Curatorial Projects > By-product Becomes Product (2013)

By-product Becomes Product

A group exhibition featuring work by Russell Baldon, Julia Goodman, Barbara Holmes, Christine Lee, Scott Oliver, and Imin Yeh in collaboration with U.S. Department of Agriculture Forest Products Laboratory Research Engineer John F. Hunt

February 6 – March 30, 2013
Intersection for the Arts
San Francisco, CA

Over the past couple of years, artist Christine Lee has been working with the U.S. Department of Agriculture’s Forest Products Laboratory (FPL) in Madison, WI to explore alternative approaches to material use and investigate material choices that could establish a healthier creative practice. Concerned about the health effects of working with commonly available composite wood panels such as medium density fiberboard (MDF), particle board, and certain plywoods, she worked collaboratively with FPL Research Engineer John F. Hunt to create boards made from sawdust and recycled paper pulp fibers that contain no adhesives or toxic compounds and are biodegradable and recyclable.

The genesis for this project came when Lee was a Resident Artist at the University of Wisconsin-Madison Art Department’s Wood Program in 2010. Already concerned about the health effects of working with commonly available composite wood panels, Lee wanted to explore alternative approaches to material use and investigate material choices that could establish a healthier creative practice during her residency.

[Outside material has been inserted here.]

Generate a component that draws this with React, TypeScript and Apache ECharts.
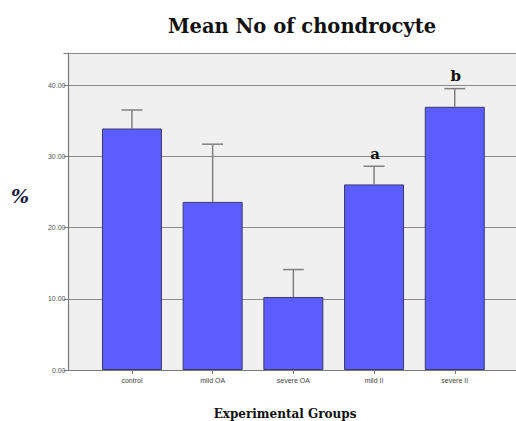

Formaldehyde resins and glues are commonly used to bind together both plywood and MDF, and testing has consistently revealed that these wood boards emit urea-formaldehyde and other volatile organic compounds (VOCs) for months after manufacture, let alone the harmful, residual particles created from cutting the boards. The U.S. Environmental Protection Agency classified urea-formaldehyde as a “probable human carcinogen” as early as 1987.

During her residency, Lee worked with a supply of excess, post-industrial wood donated from a local millwork company. Being accountable for even more waste, Lee collected the sawdust she generated and worked with USDA FPL Research Engineer John F. Hunt to create test panels with the sawdust supply, in essence producing usable material out of typically discarded by-product. Working at the USDA FPL since 1979, Hunt has been committed to discovering innovative ways to utilize wood waste with cutting-edge technology and manufacturing methods. Building upon Hunt’s extensive research knowledge on molded fiber products and recycling paper into structural products, Lee and Hunt used various forming processes to create sawdust composite boards exhibiting properties similar to current manufactured wood boards such as MDF. These new boards, however, do not contain added adhesives, are entirely biodegradable and recyclable, and do not emit urea-formaldehyde or other VOCs. Given that The Formaldehyde Standards for Composite Wood Products Act was passed by Congress and signed into law by President Obama last year to regulate formaldehyde omissions, this project is both timely and relevant to larger social concerns. Lee and Hunt are currently working with a patent advisor to obtain a provisional patent on their process.

Influenced by the prevalent theories and practices of materials reclamation, resource conservation, and recycling in contemporary art, Lee is proposing an innovative solution to working with composite wood boards that are free of toxic adhesives and binders, effectively utilizing excess waste, offering a safer alternative to readily available plywood and medium density fiberboard (MDF), and creating value to a common, abundant by-product for use by a range of artistic and industrial disciplines. We have given these boards to five artists who use wood as their primary material to create new work for this exhibition. Showcasing a broad range of conceptual and aesthetic styles, demonstrating diversity of construction and fabrication techniques, and blurring boundaries between fine art, craft, industrial design, and interactive installation, this project embodies Intersection’s commitment to supporting innovative thought that facilitates positive change.